Data Usage Dynamics (read-only, volatile, query relevance)
Data Usage Dynamics (read-only, volatile, query relevance)
Conventional business applications tend to deal with small sets of data at a time, such as a Customer record and a specific Order. Engineering and High Performance Computing applications tend to deal with much larger datasets. In data intensive computing much of the data is generated by complex algorithms, rather than generated at human or business system speeds.
It is important to recognize the usage characteristics of groups of data in order to provide adequate I/O and network bandwidth for delivering the data to its most frequent users in a timely manner.
Typical data usage patterns include:
- Read-only.
- Frequently read (such as lookup tables).
- Extremely high read (streaming) rate or concurrency.
- Always read serially/randomly.
- Always read via an index, such as date/time or latitude and longitude square.
- Directly accessed by name or key value.
- Generally accessed by navigation from another object.
- Infrequently updated.
- Frequently updated (serially or randomly).
- Versioned.
- Always written serially.
- Extremely high ingest rate.
- Transient data that is overwritten when more data arrives
- Archive after a specified time or when disk space is required.

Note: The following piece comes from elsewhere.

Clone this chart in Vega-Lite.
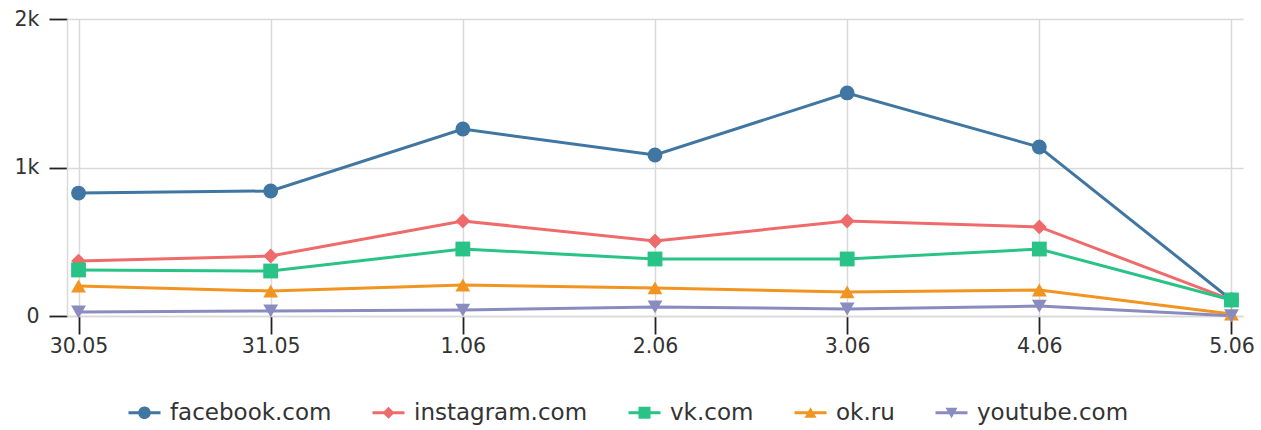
{
  "$schema": "https://vega.github.io/schema/vega-lite/v6.json",
  "autosize": "none",
  "width": 1176,
  "height": 297,
  "padding": {"left": 67, "top": 19, "right": 18, "bottom": 114},
  "background": "white",
  "data": {"values": [
    {"date": "30.05", "site": "facebook.com", "value": 828},
    {"date": "31.05", "site": "facebook.com", "value": 842},
    {"date": "1.06", "site": "facebook.com", "value": 1259},
    {"date": "2.06", "site": "facebook.com", "value": 1084},
    {"date": "3.06", "site": "facebook.com", "value": 1502},
    {"date": "4.06", "site": "facebook.com", "value": 1138},
    {"date": "5.06", "site": "facebook.com", "value": 108},
    {"date": "30.05", "site": "instagram.com", "value": 370},
    {"date": "31.05", "site": "instagram.com", "value": 404},
    {"date": "1.06", "site": "instagram.com", "value": 640},
    {"date": "2.06", "site": "instagram.com", "value": 505},
    {"date": "3.06", "site": "instagram.com", "value": 640},
    {"date": "4.06", "site": "instagram.com", "value": 600},
    {"date": "5.06", "site": "instagram.com", "value": 108},
    {"date": "30.05", "site": "vk.com", "value": 310},
    {"date": "31.05", "site": "vk.com", "value": 303},
    {"date": "1.06", "site": "vk.com", "value": 451},
    {"date": "2.06", "site": "vk.com", "value": 384},
    {"date": "3.06", "site": "vk.com", "value": 384},
    {"date": "4.06", "site": "vk.com", "value": 451},
    {"date": "5.06", "site": "vk.com", "value": 108},
    {"date": "30.05", "site": "ok.ru", "value": 202},
    {"date": "31.05", "site": "ok.ru", "value": 168},
    {"date": "1.06", "site": "ok.ru", "value": 209},
    {"date": "2.06", "site": "ok.ru", "value": 189},
    {"date": "3.06", "site": "ok.ru", "value": 162},
    {"date": "4.06", "site": "ok.ru", "value": 175},
    {"date": "5.06", "site": "ok.ru", "value": 13},
    {"date": "30.05", "site": "youtube.com", "value": 27},
    {"date": "31.05", "site": "youtube.com", "value": 34},
    {"date": "1.06", "site": "youtube.com", "value": 40},
    {"date": "2.06", "site": "youtube.com", "value": 61},
    {"date": "3.06", "site": "youtube.com", "value": 47},
    {"date": "4.06", "site": "youtube.com", "value": 67},
    {"date": "5.06", "site": "youtube.com", "value": 2}
  ]},
  "encoding": {
    "x": {
      "field": "date", "type": "ordinal",
      "sort": ["30.05", "31.05", "1.06", "2.06", "3.06", "4.06", "5.06"],
      "scale": {"type": "point", "padding": 0.06},
      "axis": {
        "title": null, "labelAngle": 0, "grid": true, "gridColor": "#d9d9d9", "gridWidth": 1.5,
        "domain": true, "domainColor": "#d9d9d9", "domainWidth": 1.5,
        "ticks": true, "tickColor": "#222222", "tickWidth": 1.8, "tickSize": 18,
        "labelFont": "DejaVu Sans", "labelFontSize": 20.5, "labelColor": "#333333", "labelPadding": 2
      }
    },
    "y": {
      "field": "value", "type": "quantitative",
      "scale": {"domain": [0, 2000], "nice": false},
      "axis": {
        "title": null, "values": [0, 1000, 2000],
        "labelExpr": "datum.value == 0 ? '0' : (datum.value / 1000) + 'k'",
        "grid": true, "gridColor": "#d9d9d9", "gridWidth": 1.5,
        "domain": true, "domainColor": "#d9d9d9", "domainWidth": 1.5,
        "ticks": true, "tickColor": "#222222", "tickWidth": 1.8, "tickSize": 18,
        "labelFont": "DejaVu Sans", "labelFontSize": 20.5, "labelColor": "#333333", "labelPadding": 10
      }
    },
    "color": {
      "field": "site", "type": "nominal",
      "scale": {
        "domain": ["facebook.com", "instagram.com", "vk.com", "ok.ru", "youtube.com"],
        "range": ["#3f76a2", "#ef6b6b", "#2ac387", "#f29420", "#8a8cc0"]
      }
    }
  },
  "layer": [
    {
      "mark": {"type": "line", "strokeWidth": 3},
      "encoding": {"color": {"field": "site", "type": "nominal", "legend": null}}
    },
    {
      "mark": {"type": "point", "filled": true, "size": 220, "opacity": 1},
      "encoding": {
        "color": {"field": "site", "type": "nominal", "legend": null},
        "shape": {
          "field": "site", "type": "nominal", "legend": null,
          "scale": {
            "domain": ["facebook.com", "instagram.com", "vk.com", "ok.ru", "youtube.com"],
            "range": ["circle", "diamond", "square", "triangle-up", "triangle-down"]
          }
        }
      }
    },
    {
      "mark": {"type": "point", "filled": true, "size": 0, "opacity": 1},
      "encoding": {
        "color": {
          "field": "site", "type": "nominal",
          "legend": {
            "title": null, "orient": "none", "legendX": 66, "legendY": 382, "direction": "horizontal",
            "symbolSize": 144, "symbolStrokeWidth": 0, "symbolOpacity": 1, "labelOffset": 14, "columnPadding": 40,
            "labelFont": "DejaVu Sans", "labelFontSize": 23, "labelColor": "#333333", "labelLimit": 400
          }
        },
        "shape": {
          "field": "site", "type": "nominal",
          "scale": {
            "domain": ["facebook.com", "instagram.com", "vk.com", "ok.ru", "youtube.com"],
            "range": [
              "M-2.67,-0.25H2.67V0.25H-2.67Z M1.05,0A1.05,1.05 0 1,1 -1.05,0A1.05,1.05 0 1,1 1.05,0Z",
              "M-2.67,-0.25H2.67V0.25H-2.67Z M0,-1L1,0L0,1L-1,0Z",
              "M-2.67,-0.25H2.67V0.25H-2.67Z M-1,-1H1V1H-1Z",
              "M-2.67,-0.25H2.67V0.25H-2.67Z M0,-0.9L1,0.85H-1Z",
              "M-2.67,-0.25H2.67V0.25H-2.67Z M-1,-0.85H1L0,0.9Z"
            ]
          },
          "legend": {
            "title": null, "orient": "none", "legendX": 66, "legendY": 382, "direction": "horizontal",
            "symbolSize": 144, "symbolStrokeWidth": 0, "symbolOpacity": 1, "labelOffset": 14, "columnPadding": 40,
            "labelFont": "DejaVu Sans", "labelFontSize": 23, "labelColor": "#333333", "labelLimit": 400
          }
        }
      }
    }
  ],
  "resolve": {
    "scale": {"shape": "independent"},
    "legend": {"shape": "independent", "color": "independent"}
  },
  "config": {"view": {"stroke": null}}
}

- Discard after specified time period or event.
Each of these usage patterns can be dealt with by:
- Selecting appropriate amounts of memory and I/O bandwidth.
- Marking databases as “read-only”.
- Caching and logical/physical (object cluster to file) mapping strategies.
- Object clustering, linking, naming, indexing and versioning policies.
- Segmentation of data streams by time, geography or other significant query parameters.
- Using transient objects or taking advantage of dynamic cache space reuse.
- Using the Objectivity Open File System hooks to the High Performance Storage System [HPSS] or other mass storage devices to transparently stage data off of disk onto archival media.